### Data section
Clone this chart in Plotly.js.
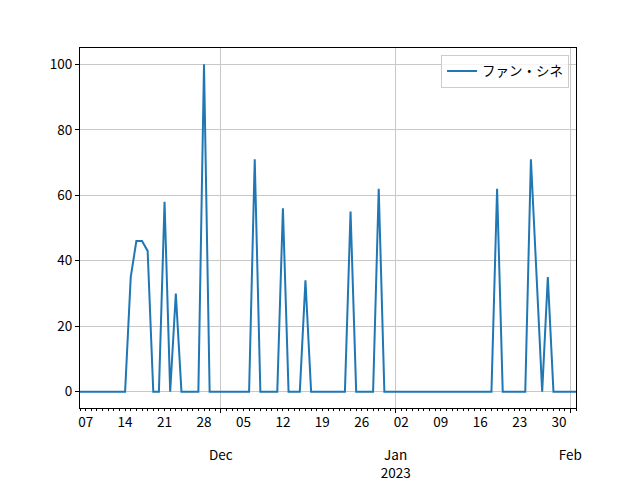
<!DOCTYPE html>
<html>
<head>
<meta charset="utf-8">
<script src="https://cdn.plot.ly/plotly-3.0.1.min.js"></script>
<style>html,body{margin:0;padding:0;background:#fff;}#chart{width:640px;height:480px;}</style>
</head>
<body>
<div id="chart"></div>
<script>
// ---- data ----
const dates = [
  "2022-11-06","2022-11-07","2022-11-08","2022-11-09","2022-11-10","2022-11-11","2022-11-12","2022-11-13","2022-11-14",
  "2022-11-15","2022-11-16","2022-11-17","2022-11-18","2022-11-19","2022-11-20","2022-11-21","2022-11-22","2022-11-23",
  "2022-11-24","2022-11-25","2022-11-26","2022-11-27","2022-11-28","2022-11-29","2022-11-30",
  "2022-12-01","2022-12-02","2022-12-03","2022-12-04","2022-12-05","2022-12-06","2022-12-07","2022-12-08","2022-12-09",
  "2022-12-10","2022-12-11","2022-12-12","2022-12-13","2022-12-14","2022-12-15","2022-12-16","2022-12-17","2022-12-18",
  "2022-12-19","2022-12-20","2022-12-21","2022-12-22","2022-12-23","2022-12-24","2022-12-25","2022-12-26","2022-12-27",
  "2022-12-28","2022-12-29","2022-12-30","2022-12-31",
  "2023-01-01","2023-01-02","2023-01-03","2023-01-04","2023-01-05","2023-01-06","2023-01-07","2023-01-08","2023-01-09",
  "2023-01-10","2023-01-11","2023-01-12","2023-01-13","2023-01-14","2023-01-15","2023-01-16","2023-01-17","2023-01-18",
  "2023-01-19","2023-01-20","2023-01-21","2023-01-22","2023-01-23","2023-01-24","2023-01-25","2023-01-26","2023-01-27",
  "2023-01-28","2023-01-29","2023-01-30","2023-01-31",
  "2023-02-01","2023-02-02"
];
const values = [
  0,0,0,0,0,0,0,0,0,
  35,46,46,43,0,0,58,0,30,
  0,0,0,0,100,0,0,
  0,0,0,0,0,0,71,0,0,
  0,0,56,0,0,0,34,0,0,
  0,0,0,0,0,55,0,0,0,
  0,62,0,0,
  0,0,0,0,0,0,0,0,0,
  0,0,0,0,0,0,0,0,0,
  62,0,0,0,0,0,71,35,0,
  35,0,0,0,
  0,0
];
const seriesName = "ファン・シネ";
const weekTicks = ["2022-11-07","2022-11-14","2022-11-21","2022-11-28","2022-12-05","2022-12-12","2022-12-19","2022-12-26",
                   "2023-01-02","2023-01-09","2023-01-16","2023-01-23","2023-01-30"];
const weekLabels = ["07","14","21","28","05","12","19","26","02","09","16","23","30"];
const monthTicks = ["2022-12-01","2023-01-01","2023-02-01"];
const monthLabels = ["Dec","Jan","Feb"];
const yearTicks = ["2023-01-01"];
const yearLabels = ["2023"];
const yTicks = [0,20,40,60,80,100];

// ---- chart ----
const FONT = "Noto Sans CJK JP, Noto Sans, DejaVu Sans, sans-serif";
const xRange = ["2022-11-06","2023-02-02"];

const trace = {
  x: dates, y: values, type: "scatter", mode: "lines", name: seriesName,
  line: {color: "#1f77b4", width: 2}, xaxis: "x", yaxis: "y"
};
const dummy2 = {
  x: [xRange[0]], y: [null], type: "scatter", mode: "lines", showlegend: false,
  hoverinfo: "skip", xaxis: "x2", yaxis: "y"
};
const dummy3 = {
  x: [xRange[0]], y: [null], type: "scatter", mode: "lines", showlegend: false,
  hoverinfo: "skip", xaxis: "x3", yaxis: "y"
};

const tf = {family: FONT, size: 13.5, color: "#000"};
const layout = {
  width: 640, height: 480,
  margin: {l: 80, r: 64, t: 48, b: 72},
  paper_bgcolor: "#fff", plot_bgcolor: "#fff",
  font: tf,
  showlegend: true,
  legend: {
    x: 0.986, y: 0.981, xanchor: "right", yanchor: "top",
    bgcolor: "rgba(255,255,255,0.8)", bordercolor: "#cccccc", borderwidth: 1,
    font: tf
  },
  xaxis: {
    type: "date", range: xRange,
    tickmode: "array", tickvals: weekTicks, ticktext: weekLabels,
    ticks: "outside", ticklen: 2, tickwidth: 1, tickcolor: "#000",
    minor: {dtick: 86400000, ticks: "outside", ticklen: 2, tickwidth: 1, tickcolor: "#000", showgrid: false},
    showgrid: false, zeroline: false,
    showline: true, mirror: true, linecolor: "#000", linewidth: 1,
    tickfont: tf
  },
  xaxis2: {
    type: "date", range: xRange, overlaying: "x", side: "bottom", anchor: "y",
    tickmode: "array", tickvals: monthTicks, ticktext: monthLabels,
    ticks: "outside", ticklen: 4, tickwidth: 1, tickcolor: "#000",
    ticklabelstandoff: 31,
    showgrid: true, gridcolor: "#c8c8c8", gridwidth: 1,
    zeroline: false, showline: false,
    tickfont: tf
  },
  xaxis3: {
    type: "date", range: xRange, overlaying: "x", side: "bottom", anchor: "y",
    tickmode: "array", tickvals: yearTicks, ticktext: yearLabels,
    ticks: "", ticklabelstandoff: 55,
    showgrid: false, zeroline: false, showline: false,
    tickfont: tf
  },
  yaxis: {
    range: [-5, 105], tickmode: "array", tickvals: yTicks,
    ticks: "outside", ticklen: 4, tickwidth: 1, tickcolor: "#000",
    showgrid: true, gridcolor: "#c8c8c8", gridwidth: 1,
    zeroline: false, showline: true, mirror: true, linecolor: "#000", linewidth: 1,
    tickfont: tf
  }
};

Plotly.newPlot("chart", [dummy2, dummy3, trace], layout, {displayModeBar: false, staticPlot: true});
</script>
</body>
</html>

### Goal
Copy each line above precisely, dropping the pictures.

### Written solution
Clone this chart in Plotly.js.
<!DOCTYPE html>
<html>
<head>
<meta charset="utf-8">
<script src="https://cdn.plot.ly/plotly-3.0.1.min.js"></script>
<style>html,body{margin:0;padding:0;background:#fff;}#chart{width:640px;height:480px;}</style>
</head>
<body>
<div id="chart"></div>
<script>
// ---- data ----
const dates = [
  "2022-11-06","2022-11-07","2022-11-08","2022-11-09","2022-11-10","2022-11-11","2022-11-12","2022-11-13","2022-11-14",
  "2022-11-15","2022-11-16","2022-11-17","2022-11-18","2022-11-19","2022-11-20","2022-11-21","2022-11-22","2022-11-23",
  "2022-11-24","2022-11-25","2022-11-26","2022-11-27","2022-11-28","2022-11-29","2022-11-30",
  "2022-12-01","2022-12-02","2022-12-03","2022-12-04","2022-12-05","2022-12-06","2022-12-07","2022-12-08","2022-12-09",
  "2022-12-10","2022-12-11","2022-12-12","2022-12-13","2022-12-14","2022-12-15","2022-12-16","2022-12-17","2022-12-18",
  "2022-12-19","2022-12-20","2022-12-21","2022-12-22","2022-12-23","2022-12-24","2022-12-25","2022-12-26","2022-12-27",
  "2022-12-28","2022-12-29","2022-12-30","2022-12-31",
  "2023-01-01","2023-01-02","2023-01-03","2023-01-04","2023-01-05","2023-01-06","2023-01-07","2023-01-08","2023-01-09",
  "2023-01-10","2023-01-11","2023-01-12","2023-01-13","2023-01-14","2023-01-15","2023-01-16","2023-01-17","2023-01-18",
  "2023-01-19","2023-01-20","2023-01-21","2023-01-22","2023-01-23","2023-01-24","2023-01-25","2023-01-26","2023-01-27",
  "2023-01-28","2023-01-29","2023-01-30","2023-01-31",
  "2023-02-01","2023-02-02"
];
const values = [
  0,0,0,0,0,0,0,0,0,
  35,46,46,43,0,0,58,0,30,
  0,0,0,0,100,0,0,
  0,0,0,0,0,0,71,0,0,
  0,0,56,0,0,0,34,0,0,
  0,0,0,0,0,55,0,0,0,
  0,62,0,0,
  0,0,0,0,0,0,0,0,0,
  0,0,0,0,0,0,0,0,0,
  62,0,0,0,0,0,71,35,0,
  35,0,0,0,
  0,0
];
const seriesName = "ファン・シネ";
const weekTicks = ["2022-11-07","2022-11-14","2022-11-21","2022-11-28","2022-12-05","2022-12-12","2022-12-19","2022-12-26",
                   "2023-01-02","2023-01-09","2023-01-16","2023-01-23","2023-01-30"];
const weekLabels = ["07","14","21","28","05","12","19","26","02","09","16","23","30"];
const monthTicks = ["2022-12-01","2023-01-01","2023-02-01"];
const monthLabels = ["Dec","Jan","Feb"];
const yearTicks = ["2023-01-01"];
const yearLabels = ["2023"];
const yTicks = [0,20,40,60,80,100];

// ---- chart ----
const FONT = "Noto Sans CJK JP, Noto Sans, DejaVu Sans, sans-serif";
const xRange = ["2022-11-06","2023-02-02"];

const trace = {
  x: dates, y: values, type: "scatter", mode: "lines", name: seriesName,
  line: {color: "#1f77b4", width: 2}, xaxis: "x", yaxis: "y"
};
const dummy2 = {
  x: [xRange[0]], y: [null], type: "scatter", mode: "lines", showlegend: false,
  hoverinfo: "skip", xaxis: "x2", yaxis: "y"
};
const dummy3 = {
  x: [xRange[0]], y: [null], type: "scatter", mode: "lines", showlegend: false,
  hoverinfo: "skip", xaxis: "x3", yaxis: "y"
};

const tf = {family: FONT, size: 13.5, color: "#000"};
const layout = {
  width: 640, height: 480,
  margin: {l: 80, r: 64, t: 48, b: 72},
  paper_bgcolor: "#fff", plot_bgcolor: "#fff",
  font: tf,
  showlegend: true,
  legend: {
    x: 0.986, y: 0.981, xanchor: "right", yanchor: "top",
    bgcolor: "rgba(255,255,255,0.8)", bordercolor: "#cccccc", borderwidth: 1,
    font: tf
  },
  xaxis: {
    type: "date", range: xRange,
    tickmode: "array", tickvals: weekTicks, ticktext: weekLabels,
    ticks: "outside", ticklen: 2, tickwidth: 1, tickcolor: "#000",
    minor: {dtick: 86400000, ticks: "outside", ticklen: 2, tickwidth: 1, tickcolor: "#000", showgrid: false},
    showgrid: false, zeroline: false,
    showline: true, mirror: true, linecolor: "#000", linewidth: 1,
    tickfont: tf
  },
  xaxis2: {
    type: "date", range: xRange, overlaying: "x", side: "bottom", anchor: "y",
    tickmode: "array", tickvals: monthTicks, ticktext: monthLabels,
    ticks: "outside", ticklen: 4, tickwidth: 1, tickcolor: "#000",
    ticklabelstandoff: 31,
    showgrid: true, gridcolor: "#c8c8c8", gridwidth: 1,
    zeroline: false, showline: false,
    tickfont: tf
  },
  xaxis3: {
    type: "date", range: xRange, overlaying: "x", side: "bottom", anchor: "y",
    tickmode: "array", tickvals: yearTicks, ticktext: yearLabels,
    ticks: "", ticklabelstandoff: 55,
    showgrid: false, zeroline: false, showline: false,
    tickfont: tf
  },
  yaxis: {
    range: [-5, 105], tickmode: "array", tickvals: yTicks,
    ticks: "outside", ticklen: 4, tickwidth: 1, tickcolor: "#000",
    showgrid: true, gridcolor: "#c8c8c8", gridwidth: 1,
    zeroline: false, showline: true, mirror: true, linecolor: "#000", linewidth: 1,
    tickfont: tf
  }
};

Plotly.newPlot("chart", [dummy2, dummy3, trace], layout, {displayModeBar: false, staticPlot: true});
</script>
</body>
</html>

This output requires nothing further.